あまりにも面白い芝居だったので私もかなりリピート観劇したのですが、中日を超えた頃、さすがに体力の限界だったのか、開演前には具合悪そうなキビシイ表情を見せていた林さんも忘れられません。芝居が始まる前の客入れから最後までずっと休みなく、ステージに居続けるという過酷な芝居でもありましたから、いろいろな顔を見られました。


芝居の盛り上がりどころでは、4人の役者で素敵な歌「星に願いを」のプレゼント。確か、シッカリ歌う林さんを見たのはこの時が初めてだったかも。それでまた、信じられないほど上手くて、超感動でヤラレまくりでした。何もかも全てが一級品の役者、自分の想像のはるか上をいく姿に、「なんだかズルいよ~(笑)」と思うほど。


振り返ってみて、この1年間は、本当に至福づくしの1年でした。全てが林さんのためにある、みたいなお芝居ばかりだったからです。それまで抱いていた耽美劇団の印象が180度転換して、シリアスもコメディもOKな、奇想天外な舞台芸術を見せる劇団、という印象になりましたし、林さん1人加わっただけで、100人力みたいな漲るパワーがあったからです。

⑥パサジェルカ(2004年)


無名塾の外部公演がツアーを含め1年近く続いたため、ノリにノッテいた林さんの快進撃は一旦ストップします。(私には、とにかく物憂い1年でした。)そして満を持して、「パサジェルカ」の女主人公で復活。更に、この芝居は曽世さんとのダブルキャストで初主演を演じ、林さんにとっても転機となった作品でした。


今までも”陰の主役”(笑)ではあったものの、本公演の主役・タイトルロールというのは、すごく重いもの。主役までの道のりは果たして長かったのか、程よい頃合いだったのか、は分かりませんが、魂のこもった、重厚で見応えのある作品になっていました。


この作品、ユダヤ人の強制収容所で看守と囚人という立場で出会った二人の女性が、戦後だいぶ経ってから偶然、豪華客船の上で再会する、という物語です。林さん演じる女看守リーザは、マルタという女囚に「愛に近い感情」を秘かに抱き、さりげなく庇護したりしているのですが、厳しい身分と立場の違いから様々な悲劇を経験していきます。

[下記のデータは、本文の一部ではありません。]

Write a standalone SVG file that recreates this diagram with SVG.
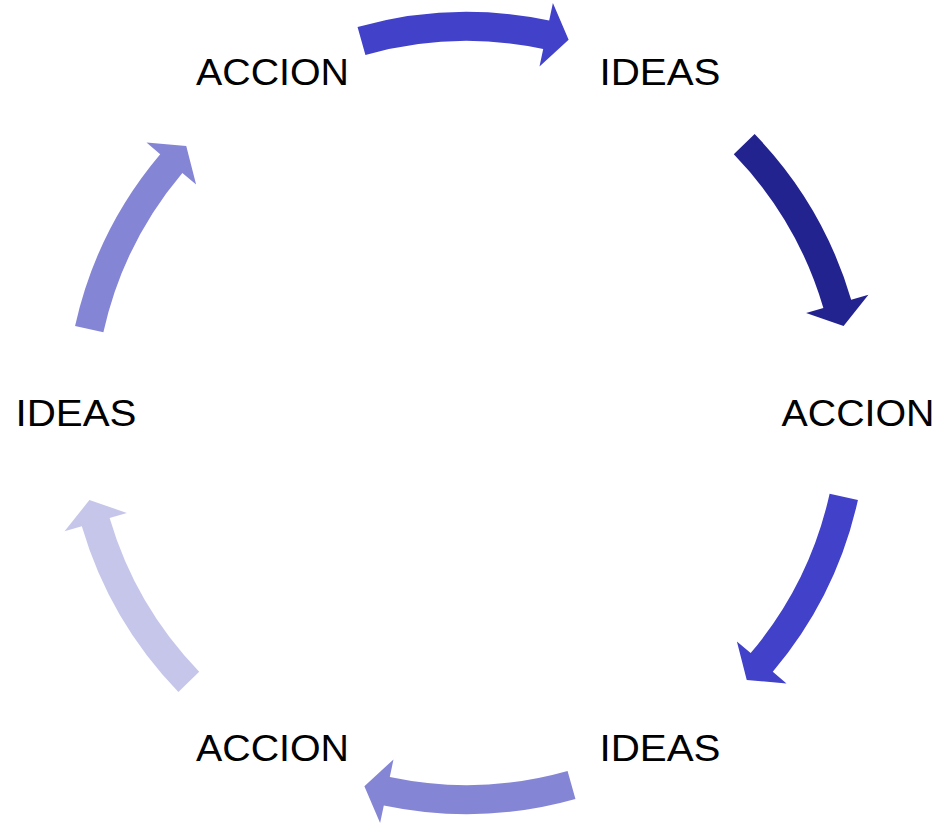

戦犯として糾弾される恐怖とも闘って生きているリーザは、身の危険を感じながらも「果たしてマルタは、私を許してくれているのか」という長年の思いに揺れながら、マルタを追いかけてしまう、という性(サガ)がなんともいえない不思議な余韻を残しています。


1番の思い出のシーン。収容所の別棟にいた恋人からマルタへ贈られた薔薇をリーザが奪い取り、「私はこんな花、貰ったことないのに!」と肩を震わせながら、嫉妬と切なさをぶちまけるシーン。グレーの看守服での回想シーンと、大金持ちとなって青のドレスを纏った姿の対比。もう一度、あの苦悩する林さんのリーザを見たい、と願ってしまいます。


楽日のカーテンコール。夫ワルター役の笠原さんが「あそこがキミの立つ場所だ。キミが一人で行きなさい。」というように、ステージ中央に向かって手を向けました。少しためらいながら進み出でて、潤んだ瞳で挨拶した林さんの姿も忘れられません。客席から、ただ一人に向けられる温かい拍手。


まさに「女優」誕生というセレモニーを見ているみたいで、たまらない感動がありました。